Der Wissenschaftler Andernach, der Vokalkünstler Andreas Schaerer, die klassische Sängerin Regula Mühlemann sowie die Stimmtrainerin Miriam Helle – sie alle setzen sich beruflich, leidenschaftlich, jedoch auf völlig unterschiedliche Weisen mit der menschlichen Stimme auseinander. Jeder/jede einzelne von ihnen ist ein Teil des Protagonisten- Quartetts, das Bernard Weber für seinen Dokumentarfilm Der Klang der Stimme sorgsam ausgewählt und zusammengestellt hat, und sie alle haben Wunderbares, Aufschlussreiches und Inspirierendes beizutragen über diesen Schall, den wir in uns erzeugen, der uns als Menschen eint und definiert, weil er unsere Widersprüchlichkeiten widerspiegelt: Er schützt und entlarvt uns, bestärkt und entmutigt uns, ist unser entscheidender, oft essenzieller Begleiter auf einer Bühne, aber genauso unverzichtbar in unserer Privatheit.
Weber zeigt diese Bereiche, beobachtet mutig, aber nie voyeuristisch. Jedes seiner Quartett-Mitglieder gewährt einen tiefen Einblick in seine Arbeit, den der Filmemacher in starken Bildern festhält: Wenn Sängerin Regula Mühlemann während Probe-Aufnahmen mit sich hadert, eine Schweizer TV-Moderatorin im Rahmen der Stimmtherapie bei Miriam Helle Emotionen jenseits von Worten bei sich entdeckt oder Andreas Schaerer auf der Bühne mit anderen internationalen Musikern zeigt, dass Stimme allein als Kommunikationsmittel mitunter noch wirksamer sein kann als Sprache, dann sind dies hochemotionale, im Falle der eingangs beschriebenen Sequenz mitunter sogar befreiend komische Momente.

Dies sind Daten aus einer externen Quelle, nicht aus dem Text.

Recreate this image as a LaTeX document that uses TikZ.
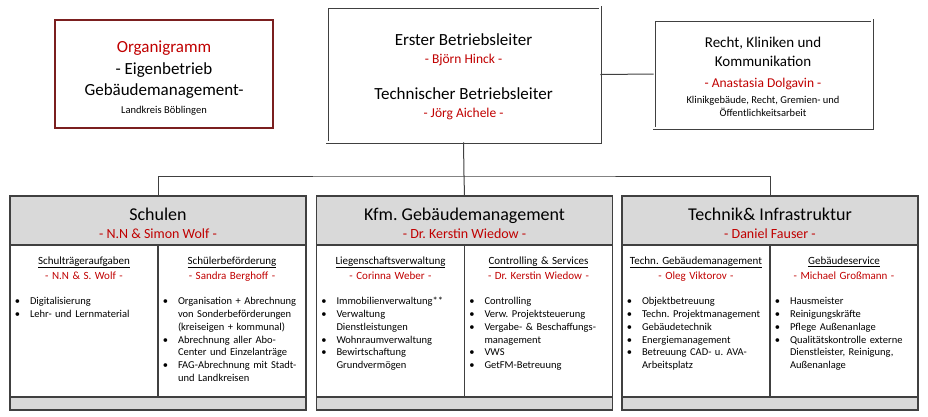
\documentclass[tikz,border=0pt]{standalone}
\usepackage{fontspec}
\setmainfont{Carlito}
\usepackage{enumitem}
\usetikzlibrary{positioning}
\definecolor{namered}{HTML}{C00000}
\definecolor{framered}{HTML}{7B1F1F}
\definecolor{headgray}{HTML}{D9D9D9}
\definecolor{linegray}{HTML}{404040}
\setlist[itemize]{label=\textbullet, leftmargin=17pt, labelsep=10pt, itemsep=0pt, topsep=0pt, parsep=0pt, partopsep=0pt}
\frenchspacing

\newcommand{\pname}[1]{{\color{namered}- #1 -}}
\newcommand{\unithead}[2]{{\centering\fontsize{11}{15}\selectfont\underline{#1}\\\pname{#2}\par}\vspace{13pt}}

\begin{document}
\begin{tikzpicture}[
      x=1pt, y=-1pt,
      titlebox/.style={draw=framered, line width=2.8pt, inner sep=0pt, minimum width=218pt, minimum height=108pt},
      frame/.style={draw=linegray, double=white, double distance=1.4pt, line width=0.8pt, inner sep=0pt},
      dept/.style={draw=linegray, line width=1.2pt, fill=headgray, minimum width=296pt, minimum height=49pt, inner sep=0pt},
      depttext/.style={align=center, inner sep=0pt, font=\fontsize{18}{18}\selectfont},
      boxtext/.style={align=center, inner sep=0pt},
      column/.style={draw=linegray, line width=1.2pt, minimum width=148pt, minimum height=152pt, inner sep=0pt},
      foot/.style={draw=linegray, line width=1.2pt, fill=headgray, minimum width=296pt, minimum height=13pt, inner sep=0pt},
      coltext/.style={anchor=north, text width=142pt, inner sep=0pt, align=left, font=\fontsize{10.5}{12.7}\selectfont},
      link/.style={draw=linegray, line width=1pt}
    ]
    \useasboundingbox (0,0) rectangle (928,416);

    % top row
    \node[titlebox] (title) at (164,74) {};
    \node[boxtext, font=\fontsize{17}{21}\selectfont] (title-t) at (164,78)
      {{\color{namered}Organigramm}\\[1pt]- Eigenbetrieb\\[0pt]Gebäudemanagement-\\[-3pt]{\fontsize{10.5}{13}\selectfont Landkreis Böblingen}};
    \node[frame, minimum width=273pt, minimum height=135pt] (lead) at (463.5,74.5) {};
    \node[boxtext, font=\fontsize{17}{20}\selectfont] (lead-t) at (463.5,77)
      {Erster Betriebsleiter\\[-2pt]{\fontsize{13.5}{16}\selectfont\pname{Björn Hinck}}\\[16pt]Technischer Betriebsleiter\\[-2pt]{\fontsize{13.5}{16}\selectfont\pname{Jörg Aichele}}};
    \node[frame, minimum width=218pt, minimum height=108pt] (legal) at (763,74) {};
    \node[boxtext, font=\fontsize{15}{19}\selectfont] (legal-t) at (763,77)
      {Recht, Kliniken und\\Kommunikation\\[2pt]{\fontsize{13.5}{16}\selectfont\pname{Anastasia Dolgavin}}\\[-3pt]{\fontsize{10.5}{13}\selectfont Klinikgebäude, Recht, Gremien- und}\\[-6pt]{\fontsize{10.5}{13}\selectfont Öffentlichkeitsarbeit}};

    % departments
    \node[dept] (schulen) at (158,220.5) {};
    \node[dept] (kfm) at (464.5,220.5) {};
    \node[dept] (technik) at (770,220.5) {};
    \node[depttext] (schulen-t) at (158,223) {Schulen\\{\fontsize{14}{17}\selectfont\pname{N.N \& Simon Wolf}}};
    \node[depttext] (kfm-t) at (464.5,223) {Kfm. Gebäudemanagement\\{\fontsize{14}{17}\selectfont\pname{Dr. Kerstin Wiedow}}};
    \node[depttext] (technik-t) at (770,223) {Technik\& Infrastruktur\\{\fontsize{14}{17}\selectfont\pname{Daniel Fauser}}};

    \node[column] (schulen-a) at (84,321) {};
    \node[column] (schulen-b) at (232,321) {};
    \node[column] (kfm-a) at (390.5,321) {};
    \node[column] (kfm-b) at (538.5,321) {};
    \node[column] (technik-a) at (696,321) {};
    \node[column] (technik-b) at (844,321) {};

    \node[foot] (schulen-f) at (158,403.5) {};
    \node[foot] (kfm-f) at (464.5,403.5) {};
    \node[foot] (technik-f) at (770,403.5) {};

    % column texts
    \node[coltext, below=12pt of schulen-a.north] (schulen-at) {\unithead{Schulträgeraufgaben}{N.N \& S. Wolf}
      \begin{itemize}
        \item Digitalisierung
        \item Lehr- und Lernmaterial
      \end{itemize}};
    \node[coltext, below=12pt of schulen-b.north] (schulen-bt) {\unithead{Schülerbeförderung}{Sandra Berghoff}
      \begin{itemize}
        \item Organisation + Abrechnung\\von Sonderbeförderungen\\(kreiseigen + kommunal)
        \item Abrechnung aller Abo-\\Center und Einzelanträge
        \item FAG-Abrechnung mit Stadt-\\und Landkreisen
      \end{itemize}};
    \node[coltext, below=12pt of kfm-a.north] (kfm-at) {\unithead{Liegenschaftsverwaltung}{Corinna Weber}
      \begin{itemize}
        \item Immobilienverwaltung**
        \item Verwaltung\\Dienstleistungen
        \item Wohnraumverwaltung
        \item Bewirtschaftung\\Grundvermögen
      \end{itemize}};
    \node[coltext, below=12pt of kfm-b.north] (kfm-bt) {\unithead{Controlling \& Services}{Dr. Kerstin Wiedow}
      \begin{itemize}
        \item Controlling
        \item Verw. Projektsteuerung
        \item Vergabe- \& Beschaffungs-\\management
        \item VWS
        \item GetFM-Betreuung
      \end{itemize}};
    \node[coltext, below=12pt of technik-a.north] (technik-at) {\unithead{Techn. Gebäudemanagement}{Oleg Viktorov}
      \begin{itemize}
        \item Objektbetreuung
        \item Techn. Projektmanagement
        \item Gebäudetechnik
        \item Energiemanagement
        \item Betreuung CAD- u. AVA-\\Arbeitsplatz
      \end{itemize}};
    \node[coltext, below=12pt of technik-b.north] (technik-bt) {\unithead{Gebäudeservice}{Michael Großmann}
      \begin{itemize}
        \item Hausmeister
        \item Reinigungskräfte
        \item Pflege Außenanlage
        \item Qualitätskontrolle externe\\Dienstleister, Reinigung,\\Außenanlage
      \end{itemize}};

    % connectors
    \coordinate (bar) at (464,176);
    \draw[link] (lead.east) -- (legal.west);
    \draw[link] (lead.south) -- (bar);
    \draw[link] (schulen.north) |- (bar) -| (technik.north);
    \draw[link] (bar) -- (kfm.north);
  \end{tikzpicture}
\end{document}
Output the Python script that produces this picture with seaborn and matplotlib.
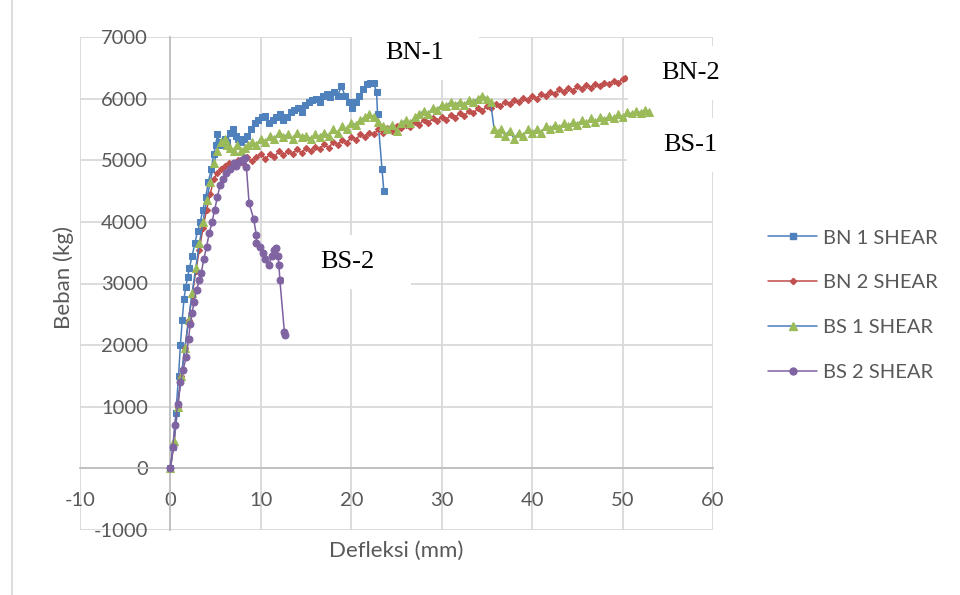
import matplotlib
matplotlib.use('Agg')
import matplotlib.pyplot as plt
from matplotlib.patches import Rectangle
from matplotlib.lines import Line2D
import seaborn as sns

# --- data (deflection mm, load kg) ---
bn1_x = [0, 0.3, 0.6, 0.9, 1.1, 1.3, 1.5, 1.7, 1.9, 2.1, 2.4, 2.7, 3.0, 3.3, 3.6, 3.9,
         4.2, 4.5, 4.8, 5.0, 5.2, 5.4, 5.7, 6.0, 6.3, 6.6, 6.9, 7.2, 7.5, 7.8, 8.1, 8.5,
         8.9, 9.3, 9.7, 10.1, 10.5, 10.9, 11.3, 11.7, 12.1, 12.5, 12.9, 13.3, 13.7, 14.1,
         14.5, 14.9, 15.3, 15.7, 16.1, 16.5, 16.9, 17.3, 17.7, 18.1, 18.5, 18.9, 19.3,
         19.7, 20.1, 20.5, 20.9, 21.3, 21.7, 22.1, 22.5, 22.8, 22.9, 23.4, 23.6]
bn1_y = [0, 350, 900, 1500, 2000, 2400, 2750, 2950, 3100, 3250, 3450, 3650, 3850, 4000,
         4200, 4400, 4650, 4850, 5100, 5250, 5420, 5300, 5250, 5350, 5300, 5450, 5500,
         5400, 5350, 5300, 5350, 5400, 5500, 5600, 5650, 5700, 5720, 5600, 5650, 5700,
         5750, 5650, 5700, 5780, 5820, 5850, 5780, 5900, 5950, 5980, 6000, 5950, 6050,
         6080, 6020, 6100, 6050, 6200, 6050, 5950, 5850, 5950, 6050, 6150, 6230, 6250,
         6250, 6100, 5750, 4850, 4500]

bn2_x = [0, 0.4, 0.8, 1.2, 1.6, 2.0, 2.4, 2.8, 3.2, 3.6, 4.0, 4.4, 4.8, 5.2, 5.6, 6.0,
         6.5, 7.0, 7.5, 8.0, 8.5, 9.0, 9.5, 10, 10.5, 11, 11.5, 12, 12.5, 13, 13.5, 14,
         14.5, 15, 15.5, 16, 16.5, 17, 17.5, 18, 18.5, 19, 19.5, 20, 20.5, 21, 21.5, 22,
         22.5, 23, 23.5, 24, 24.5, 25, 25.5, 26, 26.5, 27, 27.5, 28, 28.5, 29, 29.5, 30,
         30.5, 31, 31.5, 32, 32.5, 33, 33.5, 34, 34.5, 35, 35.5, 36, 36.5, 37, 37.5, 38,
         38.5, 39, 39.5, 40, 40.5, 41, 41.5, 42, 42.5, 43, 43.5, 44, 44.5, 45, 45.5, 46,
         46.5, 47, 47.5, 48, 48.5, 49, 49.5, 50, 50.3]
bn2_y = [0, 400, 1000, 1500, 1950, 2400, 2800, 3200, 3550, 3900, 4200, 4450, 4700, 4800,
         4850, 4900, 4950, 4900, 5000, 4950, 5050, 4980, 5050, 5100, 5020, 5100, 5050,
         5150, 5080, 5150, 5100, 5180, 5120, 5200, 5150, 5220, 5180, 5260, 5200, 5300,
         5250, 5330, 5280, 5380, 5330, 5420, 5380, 5450, 5420, 5500, 5450, 5530, 5480,
         5550, 5520, 5580, 5540, 5620, 5580, 5650, 5600, 5680, 5640, 5700, 5660, 5730,
         5690, 5770, 5720, 5800, 5760, 5840, 5800, 5880, 5850, 5920, 5880, 5950, 5910,
         5980, 5940, 6010, 5970, 6040, 6000, 6080, 6040, 6110, 6070, 6150, 6100, 6180,
         6130, 6200, 6160, 6220, 6180, 6240, 6200, 6260, 6230, 6290, 6250, 6320, 6330]

bs1_x = [0, 0.4, 0.8, 1.2, 1.6, 2.0, 2.4, 2.8, 3.2, 3.6, 4.0, 4.4, 4.8, 5.2, 5.6, 6.0,
         6.3, 6.6, 7.0, 7.4, 7.8, 8.2, 8.6, 9.0, 9.5, 10, 10.5, 11, 11.5, 12, 12.5, 13,
         13.5, 14, 14.5, 15, 15.5, 16, 16.5, 17, 17.5, 18, 18.5, 19, 19.5, 20, 20.5, 21,
         21.5, 22, 22.5, 23, 23.5, 24, 24.5, 25, 25.5, 26, 26.5, 27, 27.5, 28, 28.5, 29,
         29.5, 30, 30.5, 31, 31.5, 32, 32.5, 33, 33.5, 34, 34.5, 35, 35.4, 35.8, 36.2,
         36.6, 37, 37.5, 38, 38.5, 39, 39.5, 40, 40.5, 41, 41.5, 42, 42.5, 43, 43.5, 44,
         44.5, 45, 45.5, 46, 46.5, 47, 47.5, 48, 48.5, 49, 49.5, 50, 50.5, 51, 51.5, 52,
         52.5, 52.9]
bs1_y = [0, 450, 1000, 1500, 1950, 2400, 2850, 3250, 3650, 4000, 4350, 4650, 4950, 5150,
         5300, 5350, 5250, 5200, 5150, 5250, 5150, 5200, 5250, 5300, 5250, 5350, 5300,
         5400, 5350, 5450, 5380, 5420, 5350, 5450, 5380, 5400, 5350, 5420, 5380, 5450,
         5400, 5500, 5450, 5550, 5500, 5600, 5580, 5650, 5700, 5750, 5700, 5620, 5550,
         5500, 5580, 5480, 5600, 5650, 5600, 5700, 5750, 5800, 5750, 5850, 5820, 5900,
         5880, 5950, 5900, 5950, 5900, 5980, 5950, 6000, 6050, 6000, 5950, 5500, 5450,
         5500, 5400, 5480, 5350, 5450, 5400, 5500, 5450, 5500, 5450, 5550, 5500, 5580,
         5520, 5600, 5550, 5620, 5580, 5650, 5600, 5680, 5620, 5700, 5650, 5720, 5680,
         5750, 5700, 5780, 5750, 5800, 5770, 5820, 5780]

bs2_x = [0, 0.25, 0.5, 0.8, 1.1, 1.4, 1.75, 2.0, 2.2, 2.4, 2.6, 2.9, 3.2, 3.4, 3.7, 4.0,
         4.3, 4.6, 4.9, 5.2, 5.5, 5.8, 6.2, 6.6, 7.0, 7.3, 7.6, 7.9, 8.2, 8.4, 8.7, 9.2,
         9.5, 9.5, 9.9, 10.2, 10.5, 10.9, 11.2, 11.5, 11.7, 11.9, 12.0, 12.1, 12.6, 12.7]
bs2_y = [0, 340, 700, 1050, 1400, 1600, 1810, 2100, 2350, 2520, 2700, 2900, 3050, 3170,
         3400, 3600, 3820, 4000, 4200, 4410, 4600, 4700, 4790, 4850, 4950, 4900, 4970,
         5000, 5040, 4890, 4300, 4050, 3790, 3660, 3600, 3500, 3400, 3300, 3450, 3550,
         3580, 3450, 3300, 3060, 2220, 2160]

labels = ['BN 1 SHEAR', 'BN 2 SHEAR', 'BS 1 SHEAR', 'BS 2 SHEAR']
x_ticks = [-10, 0, 10, 20, 30, 40, 50, 60]
y_ticks = [-1000, 0, 1000, 2000, 3000, 4000, 5000, 6000, 7000]

sns.set_style('white')
plt.rcParams['font.family'] = ['Lato', 'DejaVu Sans']
plt.rcParams['axes.unicode_minus'] = False

W, H = 960, 595
fig = plt.figure(figsize=(9.6, 5.95), dpi=100)
ax = fig.add_axes([80 / W, 1 - 530 / H, (713 - 80) / W, (530 - 37) / H])

series = [
    (bn1_x, bn1_y, '#4A7EBB', 's', '#4F81BD', 4.5),
    (bn2_x, bn2_y, '#BE4B48', 'D', '#C0504D', 3.2),
    (bs1_x, bs1_y, '#4A7EBB', '^', '#9BBB59', 5.5),
    (bs2_x, bs2_y, '#7D60A0', 'o', '#8064A2', 5.0),
]
handles = []
for (xs, ys, lc, mk, mc, ms), lab in zip(series, labels):
    sns.lineplot(x=xs, y=ys, sort=False, estimator=None, ax=ax, color=lc, lw=1.1,
                 marker=mk, markersize=ms, markerfacecolor=mc, markeredgecolor=mc,
                 zorder=3)
    handles.append(Line2D([], [], color=lc, lw=1.1, marker=mk, markersize=ms,
                          markerfacecolor=mc, markeredgecolor=mc, label=lab))

ax.set_xlim(-10, 60)
ax.set_ylim(-1000, 7000)
ax.set_xticks(x_ticks)
ax.set_yticks(y_ticks)
ax.grid(True, color='#D9D9D9', lw=1.3)
ax.set_axisbelow(True)
for s in ['top', 'right']:
    ax.spines[s].set_visible(False)
ax.spines['left'].set_position(('data', 0))
ax.spines['bottom'].set_position(('data', 0))
for s in ['left', 'bottom']:
    ax.spines[s].set_color('#BFBFBF')
    ax.spines[s].set_linewidth(1.3)
    ax.spines[s].set_zorder(2)
ax.tick_params(axis='both', length=0, labelsize=14.5, labelcolor='#595959')
ax.tick_params(axis='y', pad=16)
ax.tick_params(axis='x', pad=17)

ax.set_xlabel('Defleksi (mm)', fontsize=16, color='#595959')
ax.set_ylabel('Beban (kg)', fontsize=16, color='#595959')
ax.xaxis.set_label_coords(0.5, -0.022)
ax.yaxis.set_label_coords(-0.01, 0.513)

fig.legend(handles=handles, loc='center left', bbox_to_anchor=(768 / W, 1 - 305 / H),
           frameon=False, fontsize=14.5, labelcolor='#595959', handlelength=2.45,
           handletextpad=0.3, labelspacing=1.37, borderpad=0, borderaxespad=0)

# text boxes laid over the chart (pixel centres)
def note(cx, cy, s):
    fig.add_artist(Rectangle(((cx - 63) / W, 1 - (cy + 27) / H), 127 / W, 54 / H,
                             transform=fig.transFigure, fc='white', ec='none', zorder=4))
    fig.text(cx / W, 1 - cy / H, s, ha='center', va='center', fontsize=19,
             family=['Liberation Serif'], color='black', zorder=5)

note(415, 53, 'BN-1')
note(691, 73, 'BN-2')
note(690, 145, 'BS-1')
note(347, 262, 'BS-2')

# outer chart border
fig.add_artist(Line2D([12 / W, 12 / W], [0, 1], transform=fig.transFigure,
                      color='#D9D9D9', lw=1.3))

fig.savefig('out.png', dpi=100)
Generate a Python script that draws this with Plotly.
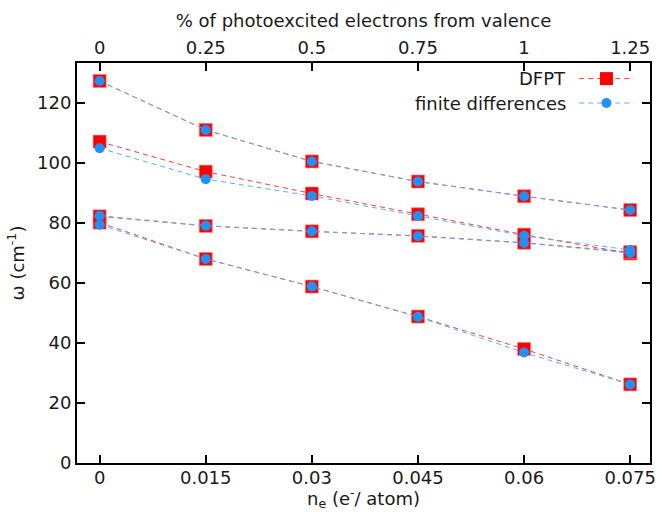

Auch wenn der Titel Der Klang der Stimme zunächst etwas nichtssagend daherkommt, so ist er – bei näherer Betrachtung – genau richtig gewählt. Zwar sind in Webers Film auch Ausnahmetalente zu sehen, es geht jedoch nicht primär um die Bewunderung anderer. Vielmehr ist Der Klang der Stimme auch eine Einladung und Ermutigung, sich von der Scham zu befreien, mit der die eigene Stimme vielleicht durch bornierte Sichtweisen von ehemaligen Lehrern oder Erziehungsberechtigten belegt wurde. Denn wer sich auf die Suche begibt nach dem eigenen, höchstpersönlichen Klang der Sprech- und/oder Singstimme, wird ihn finden. Egal ob vergraben, verschollen oder versteckt – er ist immer da.